Whenever Ann called she would say, “Hi, this is Ann O’Brien,” as if her thin shaky voice and caller ID didn’t give her away. She didn’t like change, so dying is a major step for her. She laughed easily, could talk about anything to anyone and her only fault was that she never talked ugly about anyone. She is the epitome of a gentle soul even when she got mad at John Preble, which to know him is to get mad at him. She was kind and generous and we are still expecting great things from her.
Ann treasured the trees on her property in Abita Springs. She would often give us plants and trees and office supplies for Christmas gifts. Hurricane Katrina took most of her trees in Abita. Maybe she went to be with them. Many of us will think of Ann when we see camellias, azaleas, and trees.

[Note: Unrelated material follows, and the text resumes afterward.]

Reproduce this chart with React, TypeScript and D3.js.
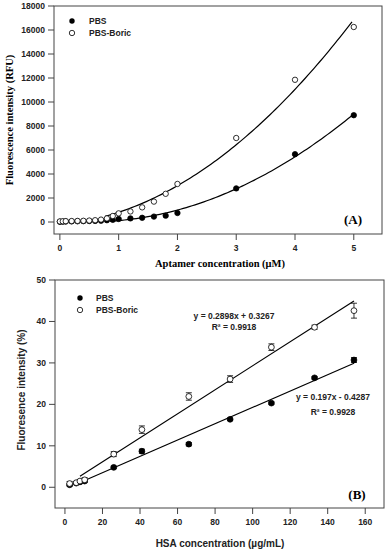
import * as d3 from "d3";

// Panel A: aptamer titration
const aptX = [0, 0.05, 0.1, 0.2, 0.3, 0.4, 0.5, 0.6, 0.7, 0.8, 0.9, 1.0, 1.2, 1.4, 1.6, 1.8, 2.0, 3, 4, 5];
const aptPBS = [20, 30, 40, 50, 60, 70, 80, 90, 110, 150, 180, 250, 300, 350, 450, 530, 750, 2800, 5650, 8900];
const aptBoric = [50, 60, 70, 80, 90, 100, 120, 150, 200, 300, 500, 720, 880, 1220, 1700, 2350, 3170, 7000, 11850, 16250];
const aptYTicks = [0, 2000, 4000, 6000, 8000, 10000, 12000, 14000, 16000, 18000];
const aptXTicks = [0, 1, 2, 3, 4, 5];

// Panel B: HSA response
const hsaX = [2.5, 6, 8, 10.5, 26, 41, 66, 88, 110, 133, 154];
const hsaPBS = [0.6, 1.0, 1.3, 1.5, 4.8, 8.7, 10.4, 16.4, 20.3, 26.4, 30.7];
const hsaPBSErr = [0.3, 0.2, 0.2, 0.3, 0.3, 0.5, 0.4, 0.3, 0.3, 0.3, 0.6];
const hsaBoric = [0.9, 1.1, 1.5, 1.8, 8.0, 13.9, 21.9, 26.1, 33.8, 38.6, 42.6];
const hsaBoricErr = [0.5, 0.3, 0.3, 0.5, 0.6, 0.9, 0.9, 0.8, 0.8, 0.5, 1.8];
const hsaYTicks = [0, 10, 20, 30, 40, 50];
const hsaXTicks = [0, 20, 40, 60, 80, 100, 120, 140, 160];
const fitBoric = { slope: 0.2898, icpt: 0.3267, label: "y = 0.2898x + 0.3267", r2: "R² = 0.9918" };
const fitPBS = { slope: 0.197, icpt: -0.4287, label: "y = 0.197x - 0.4287", r2: "R² = 0.9928" };

const SANS = "'Liberation Sans', Arial, sans-serif";
const SERIF = "'Liberation Serif', 'Times New Roman', serif";

// least squares quadratic fit
function quadFit(xs: number[], ys: number[]) {
  const S = (f: (x: number, y: number) => number) => d3.sum(xs, (x, i) => f(x, ys[i]));
  const m = [
    [S((x) => x ** 4), S((x) => x ** 3), S((x) => x ** 2)],
    [S((x) => x ** 3), S((x) => x ** 2), S((x) => x)],
    [S((x) => x ** 2), S((x) => x), xs.length],
  ];
  const v = [S((x, y) => x * x * y), S((x, y) => x * y), S((x, y) => y)];
  const det = (a: number[][]) =>
    a[0][0] * (a[1][1] * a[2][2] - a[1][2] * a[2][1]) -
    a[0][1] * (a[1][0] * a[2][2] - a[1][2] * a[2][0]) +
    a[0][2] * (a[1][0] * a[2][1] - a[1][1] * a[2][0]);
  const D = det(m);
  const col = (k: number) => m.map((r, i) => r.map((c, j) => (j === k ? v[i] : c)));
  return [det(col(0)) / D, det(col(1)) / D, det(col(2)) / D];
}

function PanelA() {
  const x = d3.scaleLinear().domain([-0.1, 5.48]).range([54, 382]);
  const y = d3.scaleLinear().domain([-1000, 18000]).range([234, 6]);
  const line = d3.line<number>().x((d) => x(d[0])).y((d) => y(d[1]));
  const curve = (xs: number[], ys: number[], x0: number) => {
    const [a, b, c] = quadFit(xs, ys);
    const pts = d3.range(x0, 5.001, 0.05).map((t) => [t, a * t * t + b * t + c]);
    return line(pts as any);
  };
  return (
    <g>
      <rect x={54} y={6} width={328} height={228} fill="none" stroke="#444" strokeWidth={1} />
      {aptYTicks.map((t) => (
        <g key={t}>
          <line x1={48} x2={54} y1={y(t)} y2={y(t)} stroke="#444" />
          <text x={45} y={y(t) + 3} textAnchor="end" fontFamily={SANS} fontWeight="bold" fontSize={8.5} fill="#222">{t}</text>
        </g>
      ))}
      {aptXTicks.map((t) => (
        <g key={t}>
          <line x1={x(t)} x2={x(t)} y1={234} y2={240} stroke="#444" />
          <text x={x(t)} y={251} textAnchor="middle" fontFamily={SANS} fontWeight="bold" fontSize={8.5} fill="#222">{t}</text>
        </g>
      ))}
      <path d={curve(aptX, aptBoric, 0.77) || ""} fill="none" stroke="#000" strokeWidth={1.2} />
      <path d={curve(aptX, aptPBS, 0.85) || ""} fill="none" stroke="#000" strokeWidth={1.2} />
      {aptX.map((v, i) => (
        <circle key={"p" + i} cx={x(v)} cy={y(aptPBS[i])} r={2.7} fill="#000" stroke="#000" strokeWidth={0.8} />
      ))}
      {aptX.map((v, i) => (
        <circle key={"b" + i} cx={x(v)} cy={y(aptBoric[i])} r={2.7} fill="#fff" stroke="#000" strokeWidth={0.8} />
      ))}
      <circle cx={72} cy={21} r={2.7} fill="#000" />
      <text x={89} y={24} fontFamily={SANS} fontWeight="bold" fontSize={8.5} fill="#222">PBS</text>
      <circle cx={72} cy={33} r={2.7} fill="#fff" stroke="#000" strokeWidth={0.8} />
      <text x={89} y={36} fontFamily={SANS} fontWeight="bold" fontSize={8.5} fill="#222">PBS-Boric</text>
      <text x={353} y={224} textAnchor="middle" fontFamily={SERIF} fontWeight="bold" fontSize={13}>(A)</text>
      <text x={220} y={267} textAnchor="middle" fontFamily={SERIF} fontWeight="bold" fontSize={10.5}>Aptamer concentration (μM)</text>
      <text transform="translate(13,120) rotate(-90)" textAnchor="middle" fontFamily={SERIF} fontWeight="bold" fontSize={10.5}>Fluorescence intensity (RFU)</text>
    </g>
  );
}

function PanelB() {
  const x = d3.scaleLinear().domain([-5.3, 170]).range([55, 384]);
  const y = d3.scaleLinear().domain([-5, 50]).range([508, 280]);
  const fitLine = (f: { slope: number; icpt: number }) =>
    d3.line<number>().x((t) => x(t)).y((t) => y(f.slope * t + f.icpt))([8, 154]) || "";
  const series = (vals: number[], errs: number[], fill: string, key: string) =>
    hsaX.map((v, i) => (
      <g key={key + i}>
        <line x1={x(v)} x2={x(v)} y1={y(vals[i] - errs[i])} y2={y(vals[i] + errs[i])} stroke="#000" strokeWidth={0.8} />
        <line x1={x(v) - 3} x2={x(v) + 3} y1={y(vals[i] - errs[i])} y2={y(vals[i] - errs[i])} stroke="#000" strokeWidth={0.8} />
        <line x1={x(v) - 3} x2={x(v) + 3} y1={y(vals[i] + errs[i])} y2={y(vals[i] + errs[i])} stroke="#000" strokeWidth={0.8} />
        <circle cx={x(v)} cy={y(vals[i])} r={2.9} fill={fill} stroke="#000" strokeWidth={0.8} />
      </g>
    ));
  return (
    <g>
      <rect x={55} y={280} width={329} height={228} fill="none" stroke="#444" strokeWidth={1} />
      {hsaYTicks.map((t) => (
        <g key={t}>
          <line x1={49} x2={55} y1={y(t)} y2={y(t)} stroke="#444" />
          <text x={46} y={y(t) + 3} textAnchor="end" fontFamily={SANS} fontWeight="bold" fontSize={8.5} fill="#222">{t}</text>
        </g>
      ))}
      {hsaXTicks.map((t) => (
        <g key={t}>
          <line x1={x(t)} x2={x(t)} y1={508} y2={514} stroke="#444" />
          <text x={x(t)} y={525} textAnchor="middle" fontFamily={SANS} fontWeight="bold" fontSize={8.5} fill="#222">{t}</text>
        </g>
      ))}
      <path d={fitLine(fitBoric)} fill="none" stroke="#000" strokeWidth={1.2} />
      <path d={fitLine(fitPBS)} fill="none" stroke="#000" strokeWidth={1.2} />
      {series(hsaPBS, hsaPBSErr, "#000", "p")}
      {series(hsaBoric, hsaBoricErr, "#fff", "b")}
      <circle cx={80} cy={298} r={2.7} fill="#000" />
      <text x={96} y={301} fontFamily={SANS} fontWeight="bold" fontSize={8.5} fill="#222">PBS</text>
      <circle cx={80} cy={310} r={2.7} fill="#fff" stroke="#000" strokeWidth={0.8} />
      <text x={96} y={313} fontFamily={SANS} fontWeight="bold" fontSize={8.5} fill="#222">PBS-Boric</text>
      <text x={234} y={319} textAnchor="middle" fontFamily={SANS} fontWeight="bold" fontSize={8.5} fill="#222">{fitBoric.label}</text>
      <text x={234} y={330} textAnchor="middle" fontFamily={SANS} fontWeight="bold" fontSize={8.5} fill="#222">{fitBoric.r2}</text>
      <text x={333} y={400} textAnchor="middle" fontFamily={SANS} fontWeight="bold" fontSize={8.5} fill="#222">{fitPBS.label}</text>
      <text x={333} y={415} textAnchor="middle" fontFamily={SANS} fontWeight="bold" fontSize={8.5} fill="#222">{fitPBS.r2}</text>
      <text x={357} y={499} textAnchor="middle" fontFamily={SERIF} fontWeight="bold" fontSize={13}>(B)</text>
      <text x={220} y={547} textAnchor="middle" fontFamily={SANS} fontWeight="bold" fontSize={10} fill="#222">HSA concentration (µg/mL)</text>
      <text transform="translate(25,390) rotate(-90)" textAnchor="middle" fontFamily={SANS} fontWeight="bold" fontSize={10} fill="#222">Fluoresence intensity (%)</text>
    </g>
  );
}

export default function App() {
  return (
    <svg width={392} height={550} style={{ position: "absolute", left: 0, top: 0, background: "#fff" }}>
      <PanelA />
      <PanelB />
    </svg>
  );
}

One consolation of dying young is having a large funeral, and anyone who could figure out a way to sell tickets to Ann’s would be set up for life. John Hodge had a dream at the moment Ann died. Ann was driving a truck in Mexico then riding a bicycle with flowing skirts. He kept thinking, “doesn’t anyone know she is sick?” She fell off her bicycle and everyone “tackled” her with love. When it’s your turn to go, be sure to look for Ann if she’s not already at the entrance waiting for you. My only regret is that Ann didn’t have a goofy nickname.
Please feel free to send flowers, plants, or trees, or send donations in Ann’s memory to the Leonard C. Thomas Hematology and Oncology Specialists Foundation, 339 Starburst Circle, Covington, LA 70433, (985) 892-9090.
Relatives, friends and total strangers are invited to attend the Memorial Mass at St. Benedict Catholic Church, 20307 Smith Road, Covington, LA 70435, at 11:00 a.m. on Monday, July 3, 2006. E.J. Fielding & Sons is in charge of arrangements.
…”she was kind and generous and we are still expecting good things from her.”